◆ **WRITTEN INSTRUCTION**
Transcribe every line exactly and omit anything that is a picture.

___ GIVEN INFORMATION ___

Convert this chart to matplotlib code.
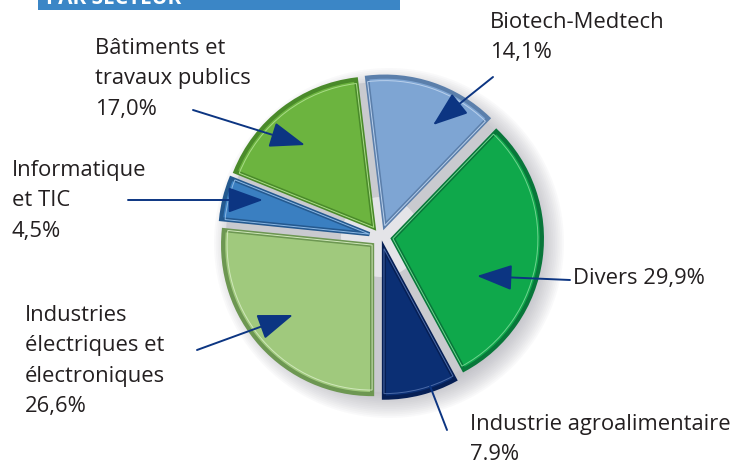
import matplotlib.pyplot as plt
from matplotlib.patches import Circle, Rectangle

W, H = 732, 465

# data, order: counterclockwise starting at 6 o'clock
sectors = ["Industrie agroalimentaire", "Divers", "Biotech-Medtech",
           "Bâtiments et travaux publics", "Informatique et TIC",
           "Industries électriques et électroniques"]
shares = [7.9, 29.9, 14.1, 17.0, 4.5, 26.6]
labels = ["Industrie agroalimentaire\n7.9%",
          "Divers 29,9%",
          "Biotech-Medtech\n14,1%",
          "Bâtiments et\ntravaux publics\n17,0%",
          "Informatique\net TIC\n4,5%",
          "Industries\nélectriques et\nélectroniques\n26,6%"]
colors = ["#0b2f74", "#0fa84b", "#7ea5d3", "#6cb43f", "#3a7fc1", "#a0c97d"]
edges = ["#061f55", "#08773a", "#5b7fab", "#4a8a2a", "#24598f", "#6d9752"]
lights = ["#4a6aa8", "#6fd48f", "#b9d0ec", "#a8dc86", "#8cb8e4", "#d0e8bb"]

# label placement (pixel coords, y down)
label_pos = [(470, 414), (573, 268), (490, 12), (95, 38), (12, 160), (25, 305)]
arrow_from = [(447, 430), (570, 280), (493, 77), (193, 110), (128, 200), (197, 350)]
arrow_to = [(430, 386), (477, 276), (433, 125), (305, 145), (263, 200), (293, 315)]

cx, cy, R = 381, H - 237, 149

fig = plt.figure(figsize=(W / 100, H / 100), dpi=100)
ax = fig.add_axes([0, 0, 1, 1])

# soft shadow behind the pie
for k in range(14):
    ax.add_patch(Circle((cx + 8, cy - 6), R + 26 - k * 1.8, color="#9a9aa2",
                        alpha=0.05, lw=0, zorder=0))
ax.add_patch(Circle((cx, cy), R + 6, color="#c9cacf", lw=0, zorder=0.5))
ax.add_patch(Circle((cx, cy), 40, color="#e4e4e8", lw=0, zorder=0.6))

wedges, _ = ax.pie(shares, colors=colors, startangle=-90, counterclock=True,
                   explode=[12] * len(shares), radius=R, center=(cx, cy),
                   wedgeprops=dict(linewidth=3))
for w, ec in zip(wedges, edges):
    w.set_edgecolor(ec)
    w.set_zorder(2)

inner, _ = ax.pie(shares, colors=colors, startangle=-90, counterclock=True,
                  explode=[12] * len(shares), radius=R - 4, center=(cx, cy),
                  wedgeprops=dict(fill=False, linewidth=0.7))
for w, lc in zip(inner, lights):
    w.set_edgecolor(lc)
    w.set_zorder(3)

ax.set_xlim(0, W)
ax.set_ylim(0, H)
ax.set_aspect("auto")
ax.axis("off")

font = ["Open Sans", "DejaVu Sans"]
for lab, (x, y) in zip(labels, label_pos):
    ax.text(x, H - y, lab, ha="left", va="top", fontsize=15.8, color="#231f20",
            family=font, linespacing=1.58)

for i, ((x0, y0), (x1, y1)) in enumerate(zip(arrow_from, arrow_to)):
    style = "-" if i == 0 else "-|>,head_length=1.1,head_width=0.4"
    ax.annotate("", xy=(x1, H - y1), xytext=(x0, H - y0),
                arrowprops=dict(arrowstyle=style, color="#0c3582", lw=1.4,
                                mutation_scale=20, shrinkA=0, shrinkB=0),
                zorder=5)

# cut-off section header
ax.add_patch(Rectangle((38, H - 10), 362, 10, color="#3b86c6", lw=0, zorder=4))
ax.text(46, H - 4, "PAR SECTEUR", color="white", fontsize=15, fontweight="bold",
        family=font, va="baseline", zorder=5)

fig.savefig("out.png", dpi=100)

___

◆ **CORRECT RESPONSE**
Convert this chart to matplotlib code.
import matplotlib.pyplot as plt
from matplotlib.patches import Circle, Rectangle

W, H = 732, 465

# data, order: counterclockwise starting at 6 o'clock
sectors = ["Industrie agroalimentaire", "Divers", "Biotech-Medtech",
           "Bâtiments et travaux publics", "Informatique et TIC",
           "Industries électriques et électroniques"]
shares = [7.9, 29.9, 14.1, 17.0, 4.5, 26.6]
labels = ["Industrie agroalimentaire\n7.9%",
          "Divers 29,9%",
          "Biotech-Medtech\n14,1%",
          "Bâtiments et\ntravaux publics\n17,0%",
          "Informatique\net TIC\n4,5%",
          "Industries\nélectriques et\nélectroniques\n26,6%"]
colors = ["#0b2f74", "#0fa84b", "#7ea5d3", "#6cb43f", "#3a7fc1", "#a0c97d"]
edges = ["#061f55", "#08773a", "#5b7fab", "#4a8a2a", "#24598f", "#6d9752"]
lights = ["#4a6aa8", "#6fd48f", "#b9d0ec", "#a8dc86", "#8cb8e4", "#d0e8bb"]

# label placement (pixel coords, y down)
label_pos = [(470, 414), (573, 268), (490, 12), (95, 38), (12, 160), (25, 305)]
arrow_from = [(447, 430), (570, 280), (493, 77), (193, 110), (128, 200), (197, 350)]
arrow_to = [(430, 386), (477, 276), (433, 125), (305, 145), (263, 200), (293, 315)]

cx, cy, R = 381, H - 237, 149

fig = plt.figure(figsize=(W / 100, H / 100), dpi=100)
ax = fig.add_axes([0, 0, 1, 1])

# soft shadow behind the pie
for k in range(14):
    ax.add_patch(Circle((cx + 8, cy - 6), R + 26 - k * 1.8, color="#9a9aa2",
                        alpha=0.05, lw=0, zorder=0))
ax.add_patch(Circle((cx, cy), R + 6, color="#c9cacf", lw=0, zorder=0.5))
ax.add_patch(Circle((cx, cy), 40, color="#e4e4e8", lw=0, zorder=0.6))

wedges, _ = ax.pie(shares, colors=colors, startangle=-90, counterclock=True,
                   explode=[12] * len(shares), radius=R, center=(cx, cy),
                   wedgeprops=dict(linewidth=3))
for w, ec in zip(wedges, edges):
    w.set_edgecolor(ec)
    w.set_zorder(2)

inner, _ = ax.pie(shares, colors=colors, startangle=-90, counterclock=True,
                  explode=[12] * len(shares), radius=R - 4, center=(cx, cy),
                  wedgeprops=dict(fill=False, linewidth=0.7))
for w, lc in zip(inner, lights):
    w.set_edgecolor(lc)
    w.set_zorder(3)

ax.set_xlim(0, W)
ax.set_ylim(0, H)
ax.set_aspect("auto")
ax.axis("off")

font = ["Open Sans", "DejaVu Sans"]
for lab, (x, y) in zip(labels, label_pos):
    ax.text(x, H - y, lab, ha="left", va="top", fontsize=15.8, color="#231f20",
            family=font, linespacing=1.58)

for i, ((x0, y0), (x1, y1)) in enumerate(zip(arrow_from, arrow_to)):
    style = "-" if i == 0 else "-|>,head_length=1.1,head_width=0.4"
    ax.annotate("", xy=(x1, H - y1), xytext=(x0, H - y0),
                arrowprops=dict(arrowstyle=style, color="#0c3582", lw=1.4,
                                mutation_scale=20, shrinkA=0, shrinkB=0),
                zorder=5)

# cut-off section header
ax.add_patch(Rectangle((38, H - 10), 362, 10, color="#3b86c6", lw=0, zorder=4))
ax.text(46, H - 4, "PAR SECTEUR", color="white", fontsize=15, fontweight="bold",
        family=font, va="baseline", zorder=5)

fig.savefig("out.png", dpi=100)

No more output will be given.